The fact that all of my problems are in the pre-menstruation stage only complicates things more! I agree 100% with, for example, this feminism 101 post from Shakesville, which says the following:
Let’s put this shit to bed right now: Women don’t lose their minds when they have period-related irritability. It doesn’t lower their ability to reason; it lowers their patience and, hence, tolerance for bullshit. If an issue comes up a lot during “that time of the month,” that doesn’t mean she only cares about it once a month; it means she’s bothered by it all the time and lacks the capacity, once a month, to shove it down and bury it beneath six gulps of willful silence.
That’s true. The things I throw the huge fits about while PMSing are things that bother me all the time. But I also get low-level annoyed with a lot of things that I don’t mind, or even enjoy, when not PMSing, and I am not shy about it. It’s not that insanity is an actual symptom of PMS, but that my other symptoms totally overwhelm even my ability to be civil, so I say a lot of things that I don’t necessarily mean. I have cried over pluperfect subjunctives while PMSing. I do care about proper parallelism! I just, um, don’t usually care that much. And while I definitely don’t think people should ignore what I say under those circumstances, I do think they need to check with me again a few days later to more accurately gauge the degree of annoyance. And yet, that feels… unfeminist. “Don’t mind me, I’m just PMSing! You can ignore this conversation because I’m just a crazy woman made crazy by her crazy woman-hormones!” How do we fight the truly stupid cultural perception as PMS as totally crazy-making while still having room for stories, like mine, in which that is a problem? I mean, it happened when I broke my hand, too; discomfort makes any person irritable. But I’m not always sure that there’s space for me to say, in period conversations, that I am in discomfort, and it does make me irritable, even about things that I don’t really care about, without coming across as some kind of patriarchy-loving troll.

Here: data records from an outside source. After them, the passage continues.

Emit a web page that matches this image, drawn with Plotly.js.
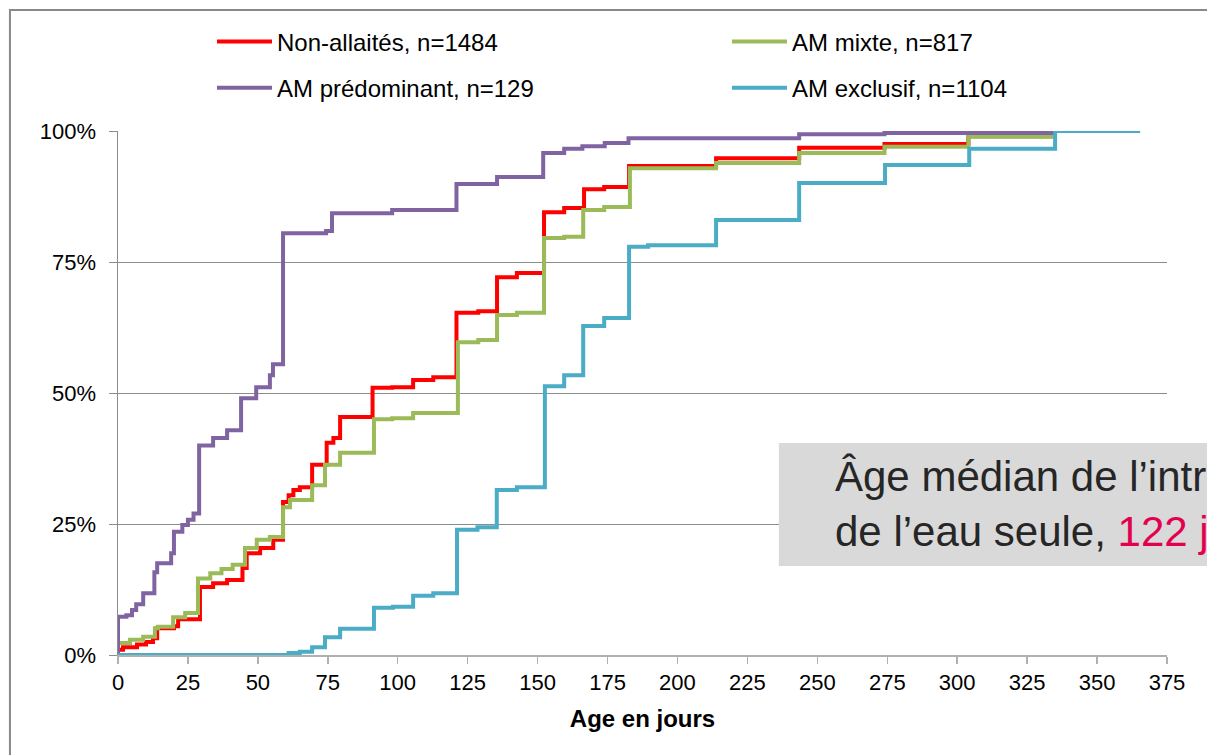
<!DOCTYPE html>
<html>
<head>
<meta charset="utf-8">
<script src="https://cdn.plot.ly/plotly-3.0.1.min.js"></script>
<style>
html,body{margin:0;padding:0;background:#fff;}
#chart{width:1207px;height:755px;}
</style>
</head>
<body>
<div id="chart"></div>
<script>
// Series names
const seriesNames = ["Non-allaités, n=1484", "AM mixte, n=817", "AM prédominant, n=129", "AM exclusif, n=1104"];

// Non-allaités (red): step days and cumulative %
const redDays = [0, 1.8, 6.8, 10, 12.5, 14, 20, 21.5, 29.3, 34, 39, 44.5, 46, 50.8, 55.5, 59, 61, 62.7, 65, 69.4, 74.6, 77, 79.4, 91, 98, 105.5, 112.7, 121, 128.8, 135.5, 142.6, 152.3, 159.5, 166.6, 173.8, 182.7, 213.8, 243.5, 274, 304, 334];
const redPct  = [1.0, 1.5, 2.0, 2.5, 3.2, 5.1, 5.5, 6.8, 13, 13.7, 14.3, 16.6, 19.4, 20.4, 22, 29.2, 30.5, 31.5, 32, 36.3, 40.5, 41.4, 45.4, 51, 51.1, 52.5, 53, 65.3, 65.6, 72.1, 72.9, 84.5, 85.3, 88.9, 89.3, 93.3, 94.8, 96.8, 97.5, 99, 100];

// AM mixte (green)
const greenDays = [0, 4.3, 9, 13.2, 14.3, 19.7, 24, 28.6, 33, 37, 41, 45.4, 49.6, 54.3, 59, 61.5, 69.4, 74, 79.4, 91.5, 98, 105.5, 121.5, 128.8, 135.5, 142.6, 152.3, 159.5, 166.3, 173.8, 183, 213.8, 243.5, 274, 304, 334];
const greenPct  = [2.3, 2.9, 3.5, 5.1, 5.4, 7.2, 8.0, 14.6, 15.6, 16.4, 17.2, 20.4, 22, 22.5, 28.2, 29.6, 32.4, 36.3, 38.6, 45, 45.2, 46.2, 59.7, 60.1, 64.9, 65.3, 79.6, 79.8, 84.9, 85.5, 92.9, 93.9, 95.8, 97, 98.9, 100];

// AM prédominant (purple)
const purpleDays = [0, 0, 3, 5, 6.5, 9, 13, 14, 19, 20, 23, 25, 27, 29, 34, 39, 44, 49.4, 54.3, 55.4, 59, 74.4, 76.5, 98, 121, 135.5, 152, 159.5, 166, 174, 182.5, 243.5, 274, 334];
const purplePct  = [0, 7.3, 7.6, 8.6, 9.7, 11.8, 15.8, 17.5, 19.4, 23.5, 24.8, 25.8, 27, 40, 41.4, 42.9, 49, 51.1, 53.4, 55.5, 80.5, 80.9, 84.3, 84.9, 89.9, 91.2, 95.8, 96.6, 97.1, 97.7, 98.6, 99.4, 99.6, 100];

// AM exclusif (blue)
const blueDays = [0, 61, 65, 69.4, 74, 79.4, 91.5, 98.3, 105.5, 112.7, 121.2, 128.5, 135.4, 142.6, 152.6, 159.5, 166.3, 173.8, 182.7, 189.5, 213.8, 243.5, 274.2, 304.3, 335, 365.4];
const bluePct  = [0, 0.4, 0.6, 1.5, 3.4, 5, 9, 9.2, 11.3, 11.8, 23.9, 24.4, 31.5, 32, 51.3, 53.4, 62.8, 64.3, 77.9, 78.2, 83, 90.1, 93.5, 96.6, 100, 100];

// Axis ticks
const xTicks = [0, 25, 50, 75, 100, 125, 150, 175, 200, 225, 250, 275, 300, 325, 350, 375];
const yTicks = [0, 25, 50, 75, 100];
const yTickLabels = ["0%", "25%", "50%", "75%", "100%"];

const colors = ["#FF0000", "#9BBB59", "#8064A2", "#4BACC6"];
const FONT = "Liberation Sans, Arial, sans-serif";

function stepTrace(x, y, i, legendId) {
  return {
    x: x, y: y, name: seriesNames[i], type: "scatter", mode: "lines",
    line: {shape: "hv", color: colors[i], width: 4},
    cliponaxis: false, legend: legendId, hoverinfo: "skip"
  };
}

const data = [
  stepTrace(redDays, redPct, 0, "legend"),
  stepTrace(greenDays, greenPct, 1, "legend"),
  stepTrace(purpleDays, purplePct, 2, "legend2"),
  stepTrace(blueDays, bluePct, 3, "legend2")
];

const legendCommon = {
  orientation: "h", xanchor: "left", yanchor: "middle",
  entrywidth: 445, entrywidthmode: "pixels", itemwidth: 55,
  font: {family: FONT, size: 24, color: "#000"},
  bgcolor: "rgba(0,0,0,0)", borderwidth: 0, traceorder: "normal"
};

const layout = {
  width: 1207, height: 755,
  margin: {l: 118, r: 40, t: 131, b: 100, autoexpand: false},
  paper_bgcolor: "#fff", plot_bgcolor: "#fff",
  font: {family: FONT, size: 22, color: "#000"},
  showlegend: true,
  legend: Object.assign({}, legendCommon, {x: 0.0896, y: 1.1698}),
  legend2: Object.assign({}, legendCommon, {x: 0.0896, y: 1.082}),
  xaxis: {
    range: [0, 375], tickvals: xTicks, ticktext: xTicks.map(String),
    showgrid: false, zeroline: false,
    showline: true, linecolor: "#b0b0b0", linewidth: 2,
    ticks: "outside", ticklen: 7, tickcolor: "#b0b0b0", tickwidth: 1.5,
    tickfont: {family: FONT, size: 22, color: "#000"},
    title: {text: "<b>Age en jours</b>", font: {family: FONT, size: 24, color: "#000"}, standoff: 16},
    fixedrange: true
  },
  yaxis: {
    range: [0, 100], tickvals: yTicks, ticktext: yTickLabels,
    showgrid: true, gridcolor: "#8c8c8c", gridwidth: 1,
    zeroline: false,
    showline: true, linecolor: "#8c8c8c", linewidth: 1.5,
    ticks: "outside", ticklen: 8, tickcolor: "#8c8c8c", tickwidth: 1,
    ticklabelstandoff: 8,
    tickfont: {family: FONT, size: 22, color: "#000"},
    fixedrange: true
  },
  shapes: [
    // outer frame
    {type: "rect", xref: "paper", yref: "paper", x0: -0.103, x1: 1.06, y0: -0.22, y1: 1.231,
     line: {color: "#898989", width: 2}, fillcolor: "rgba(0,0,0,0)", layer: "below"},
    // annotation box
    {type: "rect", xref: "paper", yref: "paper", x0: 0.630, x1: 1.06, y0: 0.1698, y1: 0.4046,
     line: {width: 0}, fillcolor: "#D9D9D9", layer: "above"}
  ],
  annotations: [
    {xref: "paper", yref: "paper", x: 0.6816, y: 0.288, xanchor: "left", yanchor: "middle",
     align: "left", showarrow: false,
     text: "Âge médian de l’introduction<br>de l’eau seule, <span style=\"color:#E2004F\">122 jours</span>",
     font: {family: FONT, size: 42, color: "#262626"}}
  ]
};

Plotly.newPlot("chart", data, layout, {staticPlot: true, displayModeBar: false});
</script>
</body>
</html>
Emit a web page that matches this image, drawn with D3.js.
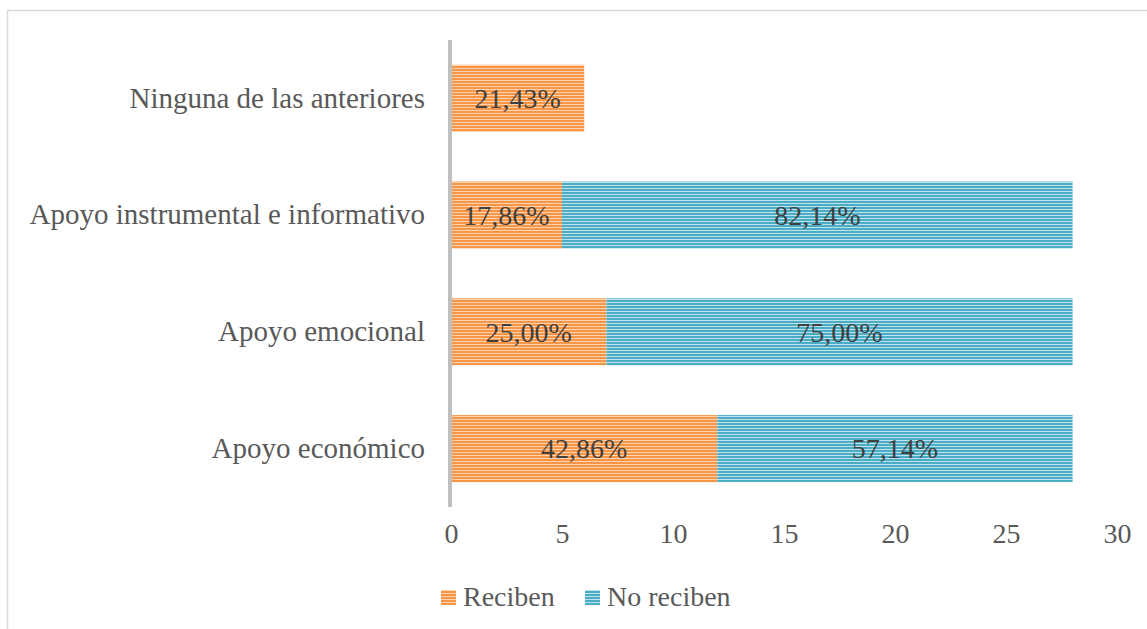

But talking about it anywhere else would be laughable– I mean, if it’s unbearably “grooossss” to talk about a perfectly natural shedding of one’s uterine lining in non-feminist spheres, how much more unbearably gross is the same thing plus poop?
I feel like I should have specific examples, but I don’t, because, (1) I just want to have a general meta-conversation, not call out individuals, (2) I am kind of lazy, and (3) OH GOD THE PMS. I just want to say that we, the feminist blogosphere, need to be careful when we fight this taboo. It’s not acceptable to say that periods are gross and terrible because eww, they come from women’s vaginas. But we need to leave the space for people to say that their periods are gross and terrible because eww, poop everywhere.
Because man, my period is gross and terrible! If I believed in the gods, I’d promise not to make even vaguely wistful comments about my period days, but since I don’t, I’m just going to chant my new mantra: “$60 a month is not too much to pay.”
Yeah, that’s how much I spend on my Lybrel. After insurance. It is worth every cent. And when we talk about periods, we need to hear from women who love theirs, and women, like me, who want nothing more than for it to all go away.